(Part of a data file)
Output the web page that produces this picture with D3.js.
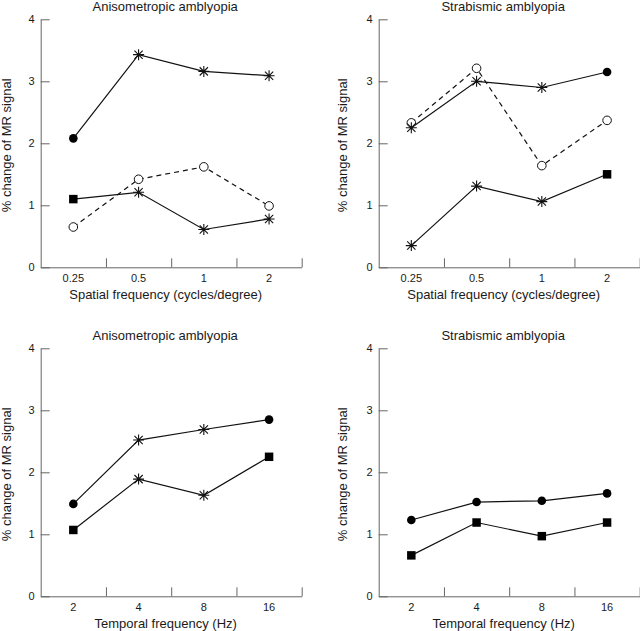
<!DOCTYPE html>
<html>
<head>
<meta charset="utf-8">
<script src="https://cdn.jsdelivr.net/npm/d3@7"></script>
<style>
  html, body { margin: 0; padding: 0; background: #fff; }
  svg { display: block; }
  text { font-family: "Liberation Sans", Arial, Helvetica, sans-serif; fill: #1a1a1a; }
</style>
</head>
<body>
<svg id="chart" width="640" height="631"></svg>
<script>
// ---------- data ----------
const spatialCats = ["0.25", "0.5", "1", "2"];
const temporalCats = ["2", "4", "8", "16"];
const yTicks = [0, 1, 2, 3, 4];

const titleAniso = "Anisometropic amblyopia";
const titleStrab = "Strabismic amblyopia";
const xTitleSpatial = "Spatial frequency (cycles/degree)";
const xTitleTemporal = "Temporal frequency (Hz)";
const yTitle = "% change of MR signal";

// Top-left: anisometropic, spatial
const anisoSpatialUpper = [2.08, 3.43, 3.16, 3.09];
const anisoSpatialUpperMarks = ["dot", "star", "star", "star"];
const anisoSpatialLower = [1.10, 1.21, 0.61, 0.78];
const anisoSpatialLowerMarks = ["square", "star", "star", "star"];
const anisoSpatialOpen = [0.65, 1.42, 1.62, 0.99];
const anisoSpatialOpenMarks = ["open", "open", "open", "open"];

// Top-right: strabismic, spatial
const strabSpatialUpper = [2.25, 3.00, 2.90, 3.15];
const strabSpatialUpperMarks = ["star", "star", "star", "dot"];
const strabSpatialLower = [0.35, 1.31, 1.06, 1.50];
const strabSpatialLowerMarks = ["star", "star", "star", "square"];
const strabSpatialOpen = [2.33, 3.21, 1.64, 2.37];
const strabSpatialOpenMarks = ["open", "open", "open", "open"];

// Bottom-left: anisometropic, temporal
const anisoTemporalUpper = [1.49, 2.52, 2.69, 2.85];
const anisoTemporalUpperMarks = ["dot", "star", "star", "dot"];
const anisoTemporalLower = [1.07, 1.89, 1.63, 2.25];
const anisoTemporalLowerMarks = ["square", "star", "star", "square"];

// Bottom-right: strabismic, temporal
const strabTemporalUpper = [1.23, 1.52, 1.54, 1.66];
const strabTemporalUpperMarks = ["dot", "dot", "dot", "dot"];
const strabTemporalLower = [0.66, 1.19, 0.97, 1.19];
const strabTemporalLowerMarks = ["square", "square", "square", "square"];

// ---------- layout ----------
const svg = d3.select("#chart");
const plotW = 261, plotH = 248;
const panels = [
  { x: 40.7, y: 19.3, yLab: -29.6, title: titleAniso, xTitle: xTitleSpatial, cats: spatialCats,
    series: [
      { v: anisoSpatialOpen, m: anisoSpatialOpenMarks, dashed: true },
      { v: anisoSpatialUpper, m: anisoSpatialUpperMarks, dashed: false },
      { v: anisoSpatialLower, m: anisoSpatialLowerMarks, dashed: false }
    ] },
  { x: 378.7, y: 19.3, yLab: -31.5, title: titleStrab, xTitle: xTitleSpatial, cats: spatialCats,
    series: [
      { v: strabSpatialOpen, m: strabSpatialOpenMarks, dashed: true },
      { v: strabSpatialUpper, m: strabSpatialUpperMarks, dashed: false },
      { v: strabSpatialLower, m: strabSpatialLowerMarks, dashed: false }
    ] },
  { x: 40.7, y: 348.3, yLab: -29.6, title: titleAniso, xTitle: xTitleTemporal, cats: temporalCats,
    series: [
      { v: anisoTemporalUpper, m: anisoTemporalUpperMarks, dashed: false },
      { v: anisoTemporalLower, m: anisoTemporalLowerMarks, dashed: false }
    ] },
  { x: 378.7, y: 348.3, yLab: -31.5, title: titleStrab, xTitle: xTitleTemporal, cats: temporalCats,
    series: [
      { v: strabTemporalUpper, m: strabTemporalUpperMarks, dashed: false },
      { v: strabTemporalLower, m: strabTemporalLowerMarks, dashed: false }
    ] }
];

const axisColor = "#666";

// custom asterisk symbol
const starSymbol = {
  draw(ctx, size) {
    const r = Math.sqrt(size) / 2;
    const d = r * 0.75;
    ctx.moveTo(0, -r); ctx.lineTo(0, r);
    ctx.moveTo(-r, 0); ctx.lineTo(r, 0);
    ctx.moveTo(-d, -d); ctx.lineTo(d, d);
    ctx.moveTo(-d, d); ctx.lineTo(d, -d);
  }
};

panels.forEach(p => {
  const g = svg.append("g").attr("transform", `translate(${p.x},${p.y})`);
  const x = d3.scaleBand().domain(p.cats).range([0, plotW]);
  const xb = d3.scaleLinear().domain([0, p.cats.length]).range([0, plotW]);
  const y = d3.scaleLinear().domain([0, 4]).range([plotH, 0]);

  // y axis (inward ticks)
  const ya = g.append("g").call(d3.axisLeft(y).tickValues(yTicks).tickFormat(d3.format("d"))
      .tickSizeInner(-9).tickSizeOuter(0).tickPadding(6));
  ya.selectAll("line").attr("stroke", axisColor);
  ya.select(".domain").attr("stroke", axisColor);
  ya.selectAll("text").attr("font-size", 11).attr("fill", "#1a1a1a")
    .attr("font-family", "Liberation Sans, Arial, sans-serif");

  // x axis boundary ticks (inward)
  const xa = g.append("g").attr("transform", `translate(0,${plotH})`)
    .call(d3.axisBottom(xb).tickValues(d3.range(1, p.cats.length + 1)).tickFormat("")
      .tickSizeInner(-9).tickSizeOuter(0));
  xa.selectAll("line").attr("stroke", axisColor);
  xa.select(".domain").attr("stroke", axisColor);

  // x category labels
  const xl = g.append("g").attr("transform", `translate(0,${plotH})`)
    .call(d3.axisBottom(x).tickSize(0).tickPadding(6.6));
  xl.select(".domain").remove();
  xl.selectAll("text").attr("font-size", 11).attr("fill", "#1a1a1a")
    .attr("font-family", "Liberation Sans, Arial, sans-serif");

  // titles
  g.append("text").attr("x", 124.5).attr("y", -8.5).attr("text-anchor", "middle")
    .attr("font-size", 13).text(p.title);
  g.append("text").attr("x", 125).attr("y", plotH + 32).attr("text-anchor", "middle")
    .attr("font-size", 13).text(p.xTitle);
  g.append("text").attr("transform", `translate(${p.yLab},${plotH / 2 + 2}) rotate(-90)`)
    .attr("text-anchor", "middle").attr("font-size", 13).text(yTitle);

  // series lines
  const line = d3.line().x((d, i) => x(p.cats[i]) + x.bandwidth() / 2).y(d => y(d));
  p.series.forEach(s => {
    g.append("path").datum(s.v).attr("d", line).attr("fill", "none")
      .attr("stroke", "#111").attr("stroke-width", 1.2)
      .attr("stroke-dasharray", s.dashed ? "5,4" : null);
  });
  // markers
  p.series.forEach(s => {
    s.v.forEach((val, i) => {
      const cx = x(p.cats[i]) + x.bandwidth() / 2, cy = y(val);
      const kind = s.m[i];
      const mg = g.append("g").attr("transform", `translate(${cx},${cy})`);
      if (kind === "dot") {
        mg.append("circle").attr("r", 4.3).attr("fill", "#000");
      } else if (kind === "open") {
        mg.append("circle").attr("r", 4.3).attr("fill", "#fff").attr("stroke", "#111").attr("stroke-width", 1);
      } else if (kind === "square") {
        mg.append("path").attr("d", d3.symbol().type(d3.symbolSquare).size(72)()).attr("fill", "#000");
      } else if (kind === "star") {
        mg.append("path").attr("d", d3.symbol().type(starSymbol).size(121)())
          .attr("fill", "none").attr("stroke", "#111").attr("stroke-width", 1.1);
      }
    });
  });
});
</script>
</body>
</html>
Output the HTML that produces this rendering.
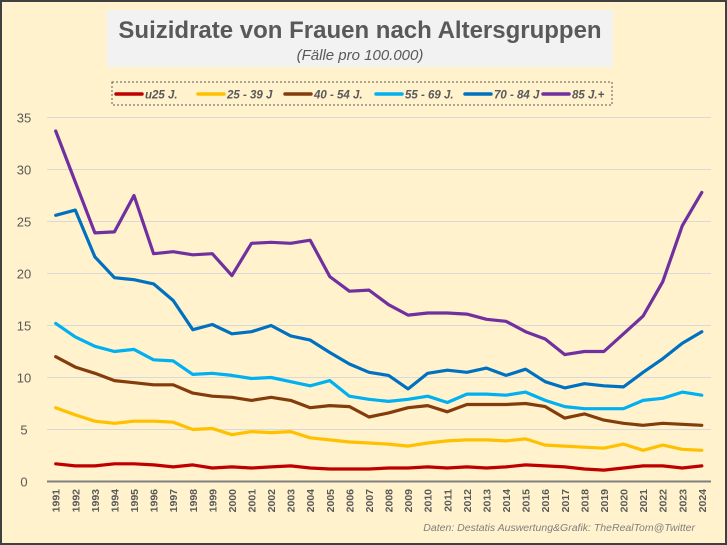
<!DOCTYPE html>
<html><head><meta charset="utf-8"><style>
html,body{margin:0;padding:0;}
body{width:727px;height:545px;background:#FFF2CC;position:relative;overflow:hidden;font-family:"Liberation Sans",sans-serif;}
#frame{position:absolute;left:0;top:0;width:723px;height:541px;border:2px solid #404040;}
</style></head><body>
<div id="frame"></div>
<svg id="chart" width="727" height="545" style="position:absolute;left:0;top:0">
<rect x="107" y="10" width="506" height="57" fill="#F2F2F2"/>
<text x="360" y="38" text-anchor="middle" font-size="24" font-weight="bold" fill="#595959">Suizidrate von Frauen nach Altersgruppen</text>
<text x="360" y="60" text-anchor="middle" font-size="15" font-style="italic" fill="#595959">(Fälle pro 100.000)</text>
<rect x="112" y="82" width="500" height="23" fill="none" stroke="#595959" stroke-dasharray="2,2"/>
<g id="grid"></g><g id="series"></g><g id="legend"></g><g id="axes"></g>
<text x="695" y="531" text-anchor="end" font-size="10.5" font-style="italic" fill="#7F7F7F">Daten: Destatis Auswertung&amp;Grafik: TheRealTom@Twitter</text>
</svg>
<script>
const years = [];
for (let y = 1991; y <= 2024; y++) years.push(y);
const yTicks = [0,5,10,15,20,25,30,35];
const seriesNames = ["u25 J.","25 - 39 J","40 - 54 J.","55 - 69 J.","70 - 84 J","85 J.+"];
const seriesColors = ["#C00000","#FFC000","#843C0C","#00B0F0","#0070C0","#7030A0"];
const u25 = [1.7,1.5,1.5,1.7,1.7,1.6,1.4,1.6,1.3,1.4,1.3,1.4,1.5,1.3,1.2,1.2,1.2,1.3,1.3,1.4,1.3,1.4,1.3,1.4,1.6,1.5,1.4,1.2,1.1,1.3,1.5,1.5,1.3,1.5];
const a25 = [7.1,6.4,5.8,5.6,5.8,5.8,5.7,5.0,5.1,4.5,4.8,4.7,4.8,4.2,4.0,3.8,3.7,3.6,3.4,3.7,3.9,4.0,4.0,3.9,4.1,3.5,3.4,3.3,3.2,3.6,3.0,3.5,3.1,3.0];
const a40 = [12.0,11.0,10.4,9.7,9.5,9.3,9.3,8.5,8.2,8.1,7.8,8.1,7.8,7.1,7.3,7.2,6.2,6.6,7.1,7.3,6.7,7.4,7.4,7.4,7.5,7.2,6.1,6.5,5.9,5.6,5.4,5.6,5.5,5.4];
const a55 = [15.2,13.9,13.0,12.5,12.7,11.7,11.6,10.3,10.4,10.2,9.9,10.0,9.6,9.2,9.7,8.2,7.9,7.7,7.9,8.2,7.6,8.4,8.4,8.3,8.6,7.8,7.2,7.0,7.0,7.0,7.8,8.0,8.6,8.3];
const a70 = [25.6,26.1,21.6,19.6,19.4,19.0,17.4,14.6,15.1,14.2,14.4,15.0,14.0,13.6,12.4,11.3,10.5,10.2,8.9,10.4,10.7,10.5,10.9,10.2,10.8,9.6,9.0,9.4,9.2,9.1,10.5,11.8,13.3,14.4];
const a85 = [33.7,28.8,23.9,24.0,27.5,21.9,22.1,21.8,21.9,19.8,22.9,23.0,22.9,23.2,19.7,18.3,18.4,17.0,16.0,16.2,16.2,16.1,15.6,15.4,14.4,13.7,12.2,12.5,12.5,14.2,15.9,19.2,24.6,27.8];
const allSeries = [u25,a25,a40,a55,a70,a85];

const NS = "http://www.w3.org/2000/svg";
const x0 = 55.7, xStep = 19.58, yBase = 481.5, yScale = 10.4;
const xPos = i => x0 + i * xStep;
const yPos = v => yBase - v * yScale;
function mk(tag, attrs, parent){const e=document.createElementNS(NS,tag);for(const k in attrs)e.setAttribute(k,attrs[k]);parent.appendChild(e);return e;}

const grid = document.getElementById('grid');
const axes = document.getElementById('axes');
yTicks.forEach(t => {
  if (t > 0) {
    const l = mk('line',{x1:47,x2:711,y1:yPos(t),y2:yPos(t),stroke:'#D9D9D9','stroke-width':1},grid);
    
    
  }
  const tx = mk('text',{x:24,y:yPos(t)+5,'text-anchor':'middle','font-size':13,fill:'#595959'},axes);
  tx.textContent = t;
  
  
});
const ax = mk('line',{x1:47,x2:711,y1:yBase,y2:yBase,stroke:'#7F7F7F','stroke-width':2},axes);


years.forEach((yr,i) => {
  const tx = mk('text',{x:0,y:0,'text-anchor':'end','font-size':10.5,'font-weight':'bold',fill:'#595959',transform:`translate(${xPos(i)+4},489) rotate(-90)`},axes);
  tx.textContent = yr;
  
  
});

const sg = document.getElementById('series');
allSeries.forEach((vals,s) => {
  const pts = vals.map((v,i)=>xPos(i).toFixed(1)+','+yPos(v).toFixed(1)).join(' ');
  const pl = mk('polyline',{points:pts,fill:'none',stroke:seriesColors[s],'stroke-width':3.2,'stroke-linejoin':'round','stroke-linecap':'round'},sg);
  
  
});

const lg = document.getElementById('legend');
const lx = [116,198,285,376,465,543];
seriesNames.forEach((n,s) => {
  const g = mk('g',{},lg);
  
  
  mk('line',{x1:lx[s],x2:lx[s]+26,y1:94,y2:94,stroke:seriesColors[s],'stroke-width':3.5,'stroke-linecap':'round'},g);
  const t = mk('text',{x:lx[s]+29,y:98.5,'font-size':11.5,'font-weight':'bold','font-style':'italic',fill:'#595959'},g);
  t.textContent = n;
});
</script>
</body></html>
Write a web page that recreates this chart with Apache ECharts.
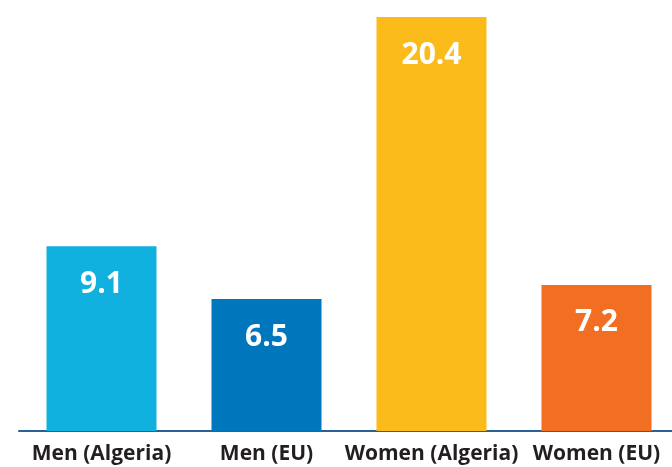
<!DOCTYPE html>
<html>
<head>
<meta charset="utf-8">
<script src="https://cdn.jsdelivr.net/npm/echarts@6/dist/echarts.min.js"></script>
<style>
  html, body { margin: 0; padding: 0; background: #fff; overflow: hidden; }
  #main { width: 680px; height: 467px; }
</style>
</head>
<body>
<div id="main"></div>
<script>
var categories = ['Men (Algeria)', 'Men (EU)', 'Women (Algeria)', 'Women (EU)'];
var values = [9.1, 6.5, 20.4, 7.2];
var colors = ['#10b0df', '#0077bd', '#fbbc1b', '#f26e22'];

var myChart = echarts.init(document.getElementById('main'));

var option = {
  animation: false,
  grid: { left: 19, right: 1, top: 17, bottom: 36, containLabel: false },
  xAxis: {
    type: 'category',
    data: categories,
    axisTick: { show: false },
    axisLine: { lineStyle: { color: '#2a6296', width: 2 } },
    axisLabel: {
      color: '#231f20',
      fontFamily: 'Open Sans',
      fontWeight: 'bold',
      fontSize: 21,
      margin: 13,
      interval: 0
    }
  },
  yAxis: {
    type: 'value',
    min: 0,
    max: 20.4,
    show: false,
    splitLine: { show: false }
  },
  series: [{
    type: 'bar',
    barWidth: 110,
    data: values.map(function (v, i) {
      return { value: v, itemStyle: { color: colors[i] } };
    }),
    label: {
      show: true,
      position: 'insideTop',
      distance: 23,
      color: '#fff',
      fontFamily: 'Open Sans',
      fontWeight: 'bold',
      fontSize: 30
    }
  }]
};

myChart.setOption(option);
</script>
</body>
</html>
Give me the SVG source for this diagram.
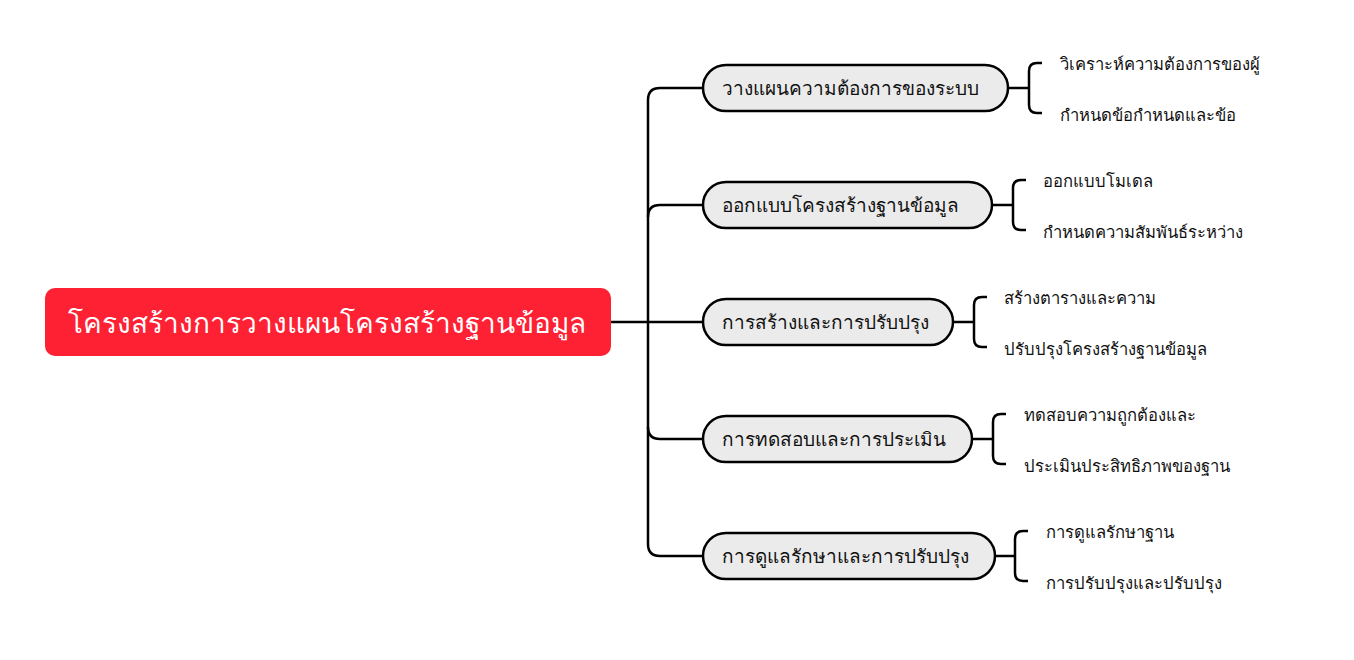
<svg xmlns="http://www.w3.org/2000/svg" width="1354" height="660" viewBox="0 0 1354 660">
<style>
.root{fill:#fe2033;}
.rt{font-family:"Noto Sans","DejaVu Sans",sans-serif;font-size:28px;fill:#fff;text-anchor:middle;dominant-baseline:central;}
.br rect{fill:#ebebeb;stroke:#000;stroke-width:2.5;}
.bt{font-family:"Noto Sans","DejaVu Sans",sans-serif;font-size:19px;fill:#111;dominant-baseline:central;}
.lt{font-family:"Noto Sans","DejaVu Sans",sans-serif;font-size:16.6px;fill:#111;dominant-baseline:central;}
.c{fill:none;stroke:#000;stroke-width:2.5;}
</style>
<rect width="1354" height="660" fill="#fff"/>
<g id="connectors">
<path class="c" d="M611 322 H648"/>
<path class="c" d="M703 88 H660 Q648 88 648 100 V544 Q648 556 660 556 H703"/>
<path class="c" d="M660 205 H703 M648 217 Q648 205 660 205"/>
<path class="c" d="M648 322 H703"/>
<path class="c" d="M648 427 Q648 439 660 439 H703"/>
<path class="c" d="M1008 88 H1029 M1042 63 H1037 Q1029 63 1029 71 V105 Q1029 113 1037 113 H1042"/>
<path class="c" d="M992 205 H1013 M1026 180 H1021 Q1013 180 1013 188 V222 Q1013 230 1021 230 H1026"/>
<path class="c" d="M953 322 H974 M987 297 H982 Q974 297 974 305 V339 Q974 347 982 347 H987"/>
<path class="c" d="M972 439 H993 M1006 414 H1001 Q993 414 993 422 V456 Q993 464 1001 464 H1006"/>
<path class="c" d="M995 556 H1015 M1028 531 H1023 Q1015 531 1015 539 V573 Q1015 581 1023 581 H1028"/>
</g>
<g id="root">
<rect class="root" x="45" y="288" width="566" height="68" rx="10"/>
<text class="rt" x="327" y="322">โครงสร้างการวางแผนโครงสร้างฐานข้อมูล</text>
</g>
<g id="b1" class="br"><rect x="703" y="65" width="305" height="46" rx="23"/><text class="bt" x="722" y="88">วางแผนความต้องการของระบบ</text></g>
<g id="b2" class="br"><rect x="703" y="182" width="289" height="46" rx="23"/><text class="bt" x="722" y="205">ออกแบบโครงสร้างฐานข้อมูล</text></g>
<g id="b3" class="br"><rect x="703" y="299" width="250" height="46" rx="23"/><text class="bt" x="722" y="322">การสร้างและการปรับปรุง</text></g>
<g id="b4" class="br"><rect x="703" y="416" width="269" height="46" rx="23"/><text class="bt" x="722" y="439">การทดสอบและการประเมิน</text></g>
<g id="b5" class="br"><rect x="703" y="533" width="292" height="46" rx="23"/><text class="bt" x="722" y="556">การดูแลรักษาและการปรับปรุง</text></g>
<g id="l1a"><text class="lt" x="1060" y="63">วิเคราะห์ความต้องการของผู้</text></g>
<g id="l1b"><text class="lt" x="1060" y="114">กำหนดข้อกำหนดและข้อ</text></g>
<g id="l2a"><text class="lt" x="1043" y="180">ออกแบบโมเดล</text></g>
<g id="l2b"><text class="lt" x="1043" y="231">กำหนดความสัมพันธ์ระหว่าง</text></g>
<g id="l3a"><text class="lt" x="1004" y="297">สร้างตารางและความ</text></g>
<g id="l3b"><text class="lt" x="1004" y="348">ปรับปรุงโครงสร้างฐานข้อมูล</text></g>
<g id="l4a"><text class="lt" x="1024" y="414">ทดสอบความถูกต้องและ</text></g>
<g id="l4b"><text class="lt" x="1024" y="465">ประเมินประสิทธิภาพของฐาน</text></g>
<g id="l5a"><text class="lt" x="1046" y="531">การดูแลรักษาฐาน</text></g>
<g id="l5b"><text class="lt" x="1046" y="582">การปรับปรุงและปรับปรุง</text></g>
</svg>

| TO DO |
Restate word for word only the lines from where the entries begin through the one with "const yTicks = [0, 1, 2, 3, 4];"; omit the pictures.

| RESPONSE TO THIS EXERCISE |
Output the web page that produces this picture with D3.js.
<!DOCTYPE html>
<html>
<head>
<meta charset="utf-8">
<script src="https://cdn.jsdelivr.net/npm/d3@7"></script>
<style>
  html, body { margin: 0; padding: 0; background: #fff; }
  svg { display: block; }
  text { font-family: "Liberation Sans", Arial, Helvetica, sans-serif; fill: #1a1a1a; }
</style>
</head>
<body>
<svg id="chart" width="640" height="631"></svg>
<script>
// ---------- data ----------
const spatialCats = ["0.25", "0.5", "1", "2"];
const temporalCats = ["2", "4", "8", "16"];
const yTicks = [0, 1, 2, 3, 4];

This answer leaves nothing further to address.